Defined Words: water, oxygen, hydrogen, polar, Universal Solvent, cohesion, specific heat, cloud
Water is the most essential molecule for life as we know it, and it might be the most versatile molecule on our planet. The structure of water grants it incredible abilities beyond that of other molecules.
Each water molecule is composed three atoms. It has a central atom with 8 protons and 8 electrons called oxygen. The outer electron shell of oxygen only has six of its total eight spots filled. When the shell is filled, the overall energy reduces and the molecule stabilizes. To fill up the last two spots, two hydrogen atoms, the element with 1 proton & 1 electron, pair with each oxygen atom to give it the familiar chemical formula H2O.
Electrons pair to cancel their spin. Two of oxygen’s electrons pair with an electron from hydrogen while the other four group into pairs. These electron pairs sit on one side of the molecule while the hydrogen atoms sit on the other side. The electron pairs cause a local negative charge while the protons of the hydrogen atoms cause a local positive charge. A molecule that has two oppositely charged poles is called polar.
The polarity of water is strong enough to separate ionic compounds that are composed of charged ions. For example, when you introduce salt into water, the positive poles of the water will surround and isolate the negative chloride ions while the negative poles isolate the positive sodium ions. It’s water’s ability to separate compounds with charged parts that gives it the title of Universal Solvent. Of course, water cannot dissolve everything since nonpolar compounds can only be dissolved by other nonpolar compounds, like soap. Water, while soft to the touch, can eventually carve away at mountains and create natural marvels like the Grand Canyon.
Water’s polarity also gives it the ability to stick to itself and other compounds with charge. The hydrogen atoms of some molecules are attracted to the electron pairs of another molecule, keeping a drop of water together. Water’s attraction to itself is called cohesion and it explains another aspect of water’s versatility.
The hydrogen bonds that form between water molecules are much stronger than other compounds. A significant amount of energy must be absorbed to vibrate the molecules enough to break the bonds. This means water will absorb a lot of energy before it changes temperature; we call this the specific heat.

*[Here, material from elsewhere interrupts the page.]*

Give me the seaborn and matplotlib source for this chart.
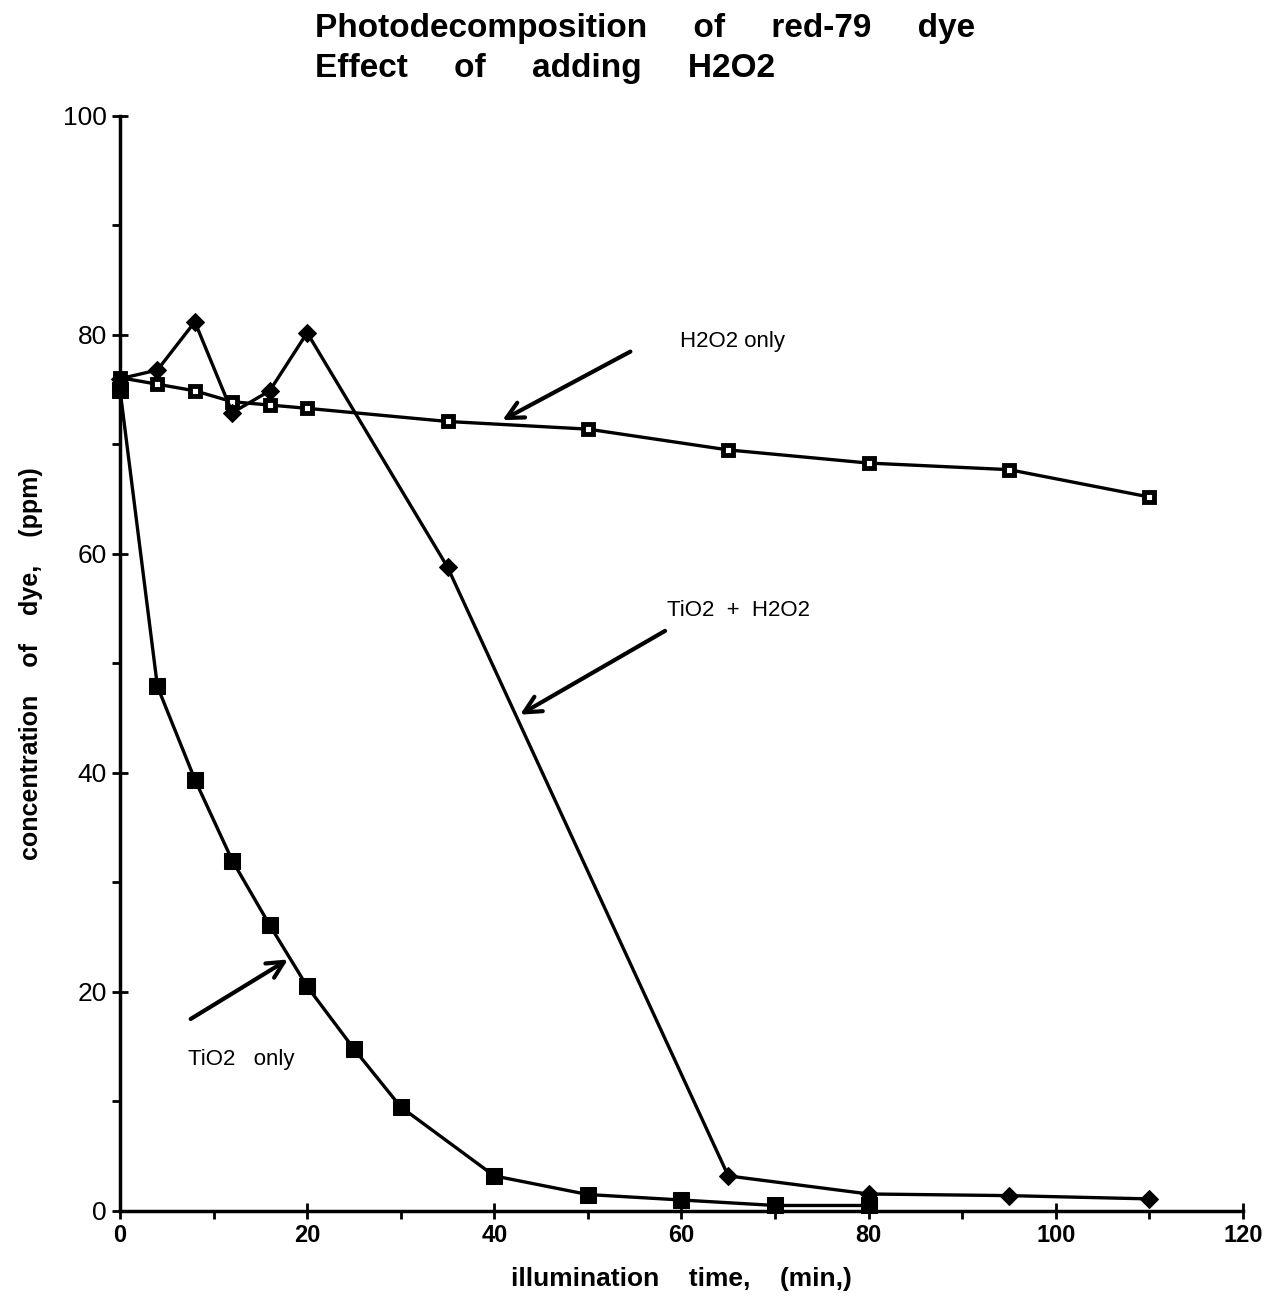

Water’s high specific heat means that it can absorb a great amount of energy from the surroundings. There’s a reason it feels significantly cooler after a rain or why it’s less hot when you’re sitting by the pool. You can see this in action if you pour a cup of cold water into a pot of boiling water: the boiling will stop for a moment as the energy is absorbed by the cold water.

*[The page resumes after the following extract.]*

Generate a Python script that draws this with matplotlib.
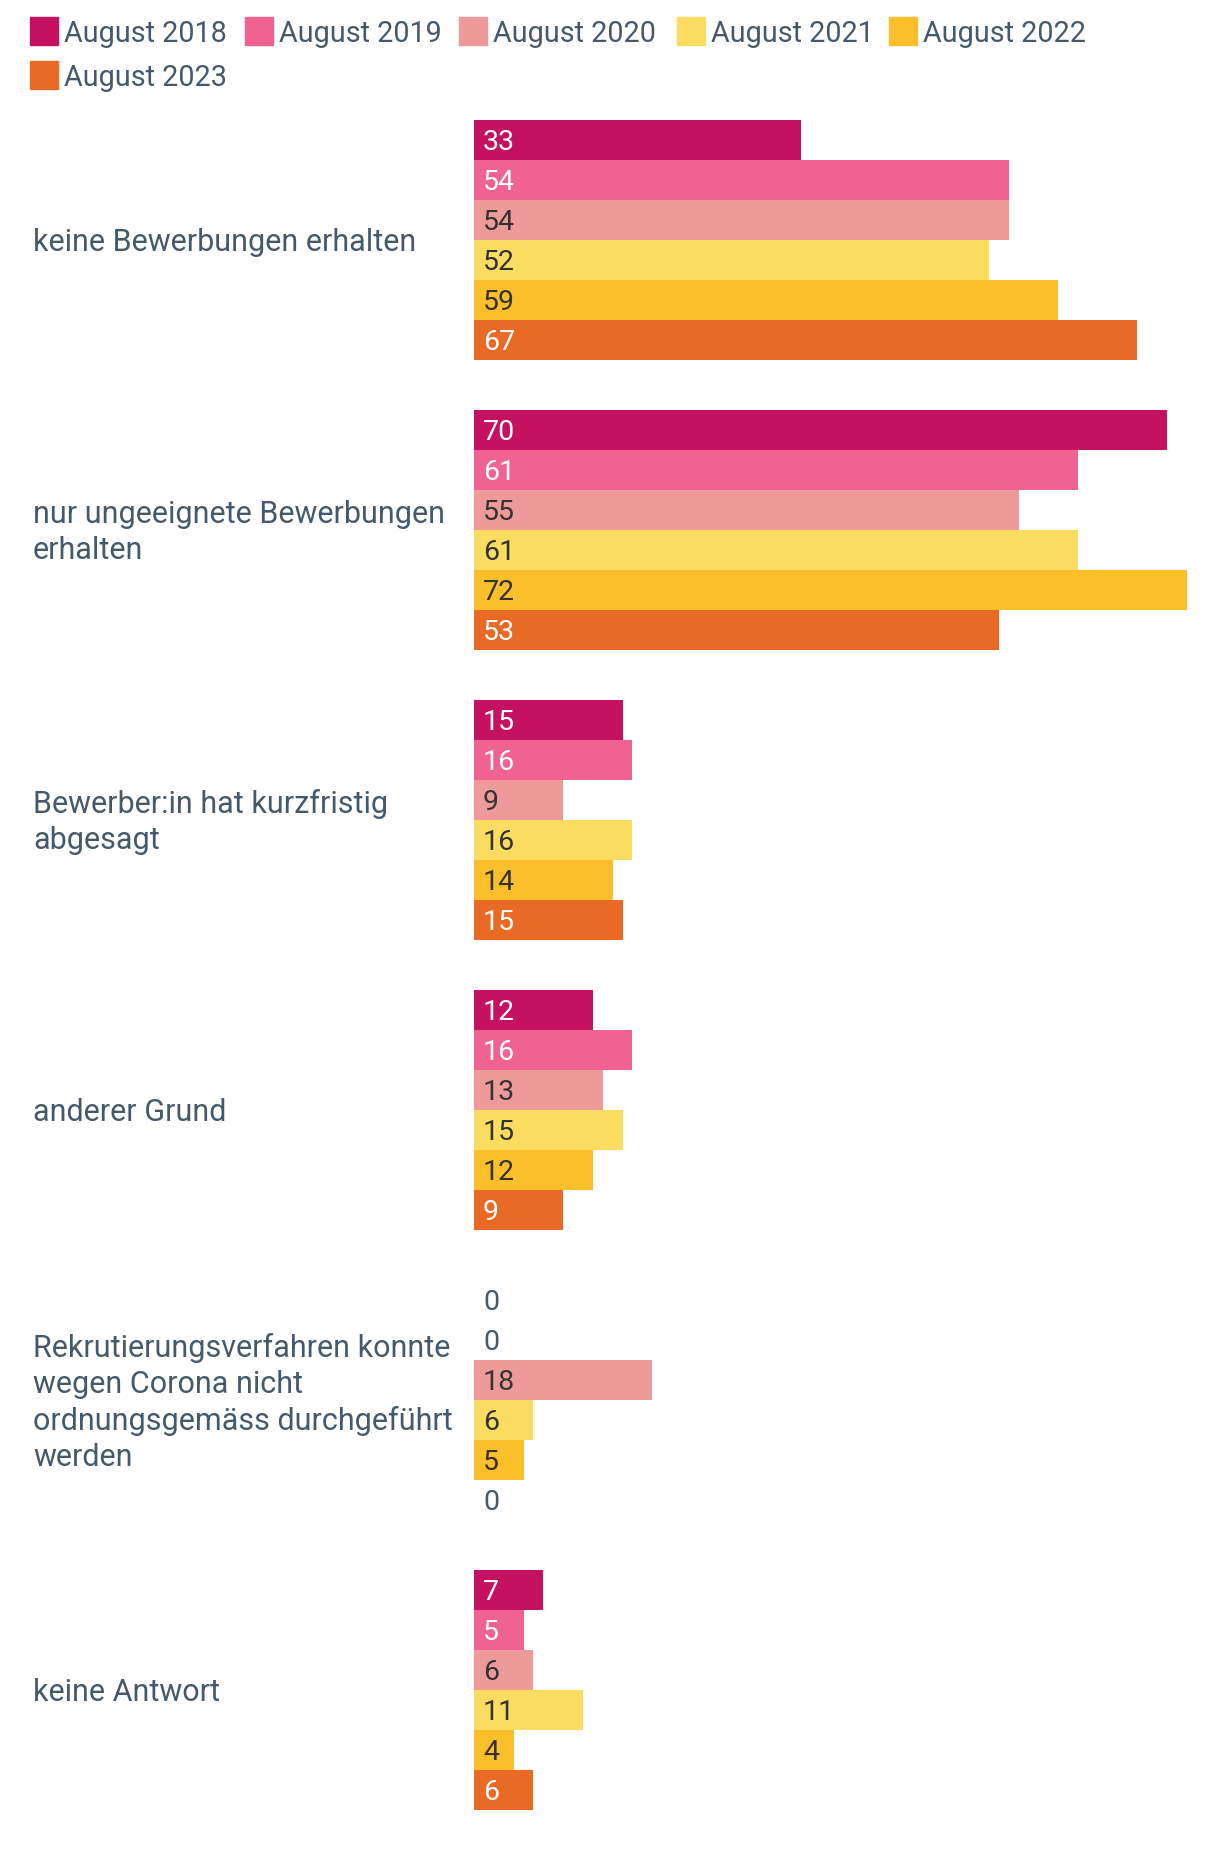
import matplotlib
matplotlib.use("Agg")
import matplotlib.pyplot as plt
from matplotlib.patches import Rectangle
from matplotlib.transforms import blended_transform_factory

categories = [
    "keine Bewerbungen erhalten",
    "nur ungeeignete Bewerbungen\nerhalten",
    "Bewerber:in hat kurzfristig\nabgesagt",
    "anderer Grund",
    "Rekrutierungsverfahren konnte\nwegen Corona nicht\nordnungsgemäss durchgeführt\nwerden",
    "keine Antwort",
]
series_labels = ["August 2018", "August 2019", "August 2020",
                 "August 2021", "August 2022", "August 2023"]
aug2018 = [33, 70, 15, 12, 0, 7]
aug2019 = [54, 61, 16, 16, 0, 5]
aug2020 = [54, 55, 9, 13, 18, 6]
aug2021 = [52, 61, 16, 15, 6, 11]
aug2022 = [59, 72, 14, 12, 5, 4]
aug2023 = [67, 53, 15, 9, 0, 6]
series = [aug2018, aug2019, aug2020, aug2021, aug2022, aug2023]

colors = ["#C51260", "#F06292", "#EE9A9A", "#F9DC60", "#FABF2A", "#E86A24"]
label_colors = ["white", "white", "#333333", "#333333", "#333333", "white"]
slate = "#46596B"
FONT = "Roboto"
FS_VAL = 20.5
FS_CAT = 22
FS_LEG = 20.7

W, H = 1220, 1862
fig = plt.figure(figsize=(W / 100, H / 100), dpi=100)

ax_left, ax_right = 474, 1220
ax_top, ax_bot = 120, 1810
ax = fig.add_axes([ax_left / W, 1 - ax_bot / H, (ax_right - ax_left) / W, (ax_bot - ax_top) / H])
px_per_unit = 9.9
ax.set_xlim(0, (ax_right - ax_left) / px_per_unit)
group_step = 7.25
n = len(series)
total = (len(categories) - 1) * group_step + n
ax.set_ylim(total, 0)
ax.axis("off")

cap_units = 0.711 * FS_VAL * 100 / 72 / 40 / 2  # half cap height in data units
blend = blended_transform_factory(fig.transFigure, ax.transData)

for g, cat in enumerate(categories):
    for i, s in enumerate(series):
        yc = g * group_step + i + 0.5
        v = s[g]
        ax.barh(yc, v, height=1.0, color=colors[i], edgecolor="none")
        tc = label_colors[i] if v > 0 else slate
        ax.text(0.9, yc + cap_units, str(v), va="baseline", ha="left", fontsize=FS_VAL,
                color=tc, family=FONT)
    gc = g * group_step + n / 2 + 0.06
    ax.text(33 / W, gc, cat, transform=blend, va="center", ha="left",
            fontsize=FS_CAT, color=slate, family=FONT, linespacing=1.3)

# legend (manual, two rows)
leg_x = [30, 245, 459, 677, 889, 30]
leg_y = [17, 17, 17, 17, 17, 61]
for i, lab in enumerate(series_labels):
    x0, y0 = leg_x[i], leg_y[i]
    fig.patches.append(Rectangle((x0 / W, 1 - (y0 + 28) / H), 28 / W, 28 / H,
                                 transform=fig.transFigure, color=colors[i]))
    fig.text((x0 + 34) / W, 1 - (y0 + 25) / H, lab, va="baseline", ha="left",
             fontsize=FS_LEG, color=slate, family=FONT)

fig.savefig("out.png", dpi=100)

Hydrogen bonding allows water to stick together as a liquid, but it also gives the solid form a lattice structure since each molecule is bonded to four others. The grid-like structure of solid water means that the molecules are farther away from each other in the solid form than the liquid form. This makes water very unique among other compounds, but more importantly it means that ice floats.
Almost every other compound is most dense in the solid form but water is the exception and it allows for something incredible. When our planet lost its carbon dioxide blanket and froze, the oceans were covered with ice. The fact that ice floats means that the water underneath the ice can remain liquid. If ice were denser than water, it would freeze from the bottom-up and kill everything living in the oceans. However, the floating ice insulated the water and allowed life to persist and adapt.
Our planet is far too close to the sun for any water molecules to remain when the planet was forming. It was too hot here and water was too light. The majority of water in our universe is found farther away from stars as ice in space. A rocky body is called a “comet” if it has water in it until it loses its water and the name changes to an “asteroid.” The halo and tail you see around a comet is nothing more than evaporating ice from the sun’s energy. The water on our planet was likely delivered from passing comets.
Water is so essential for life on our planet and the climate is perfectly suited for water’s phase changes. When water molecules absorb enough energy from the sun to break the hydrogen bonds, the less dense gaseous molecule will rise up until it reaches a less dense layer of the atmosphere.
Once it enters the next layer, it will stick to other gaseous water molecules forming a mixture of water and air called a cloud. When the cloud accumulates enough water molecules, it becomes too dense to exist and falls back down in a liquid form. This cyclical process recycles water all over the planet, purifying it as it evaporates.
We would not exist without water and now that we have reached the level of global society, it’s our job to make sure we keep our water safe. The increased use of carbon-based fuels and other chemicals of the industrial world spells trouble for clean water. Many regions plagued by factories experience a mixing of carbon dioxide and water, making the rain acidic which harms the local ecosystem.
Never forget how important water is; never forget how amazing it is either. Find something to love about water and use it as motivation to help protect it and keep it clean. It’s up to us. Water is life.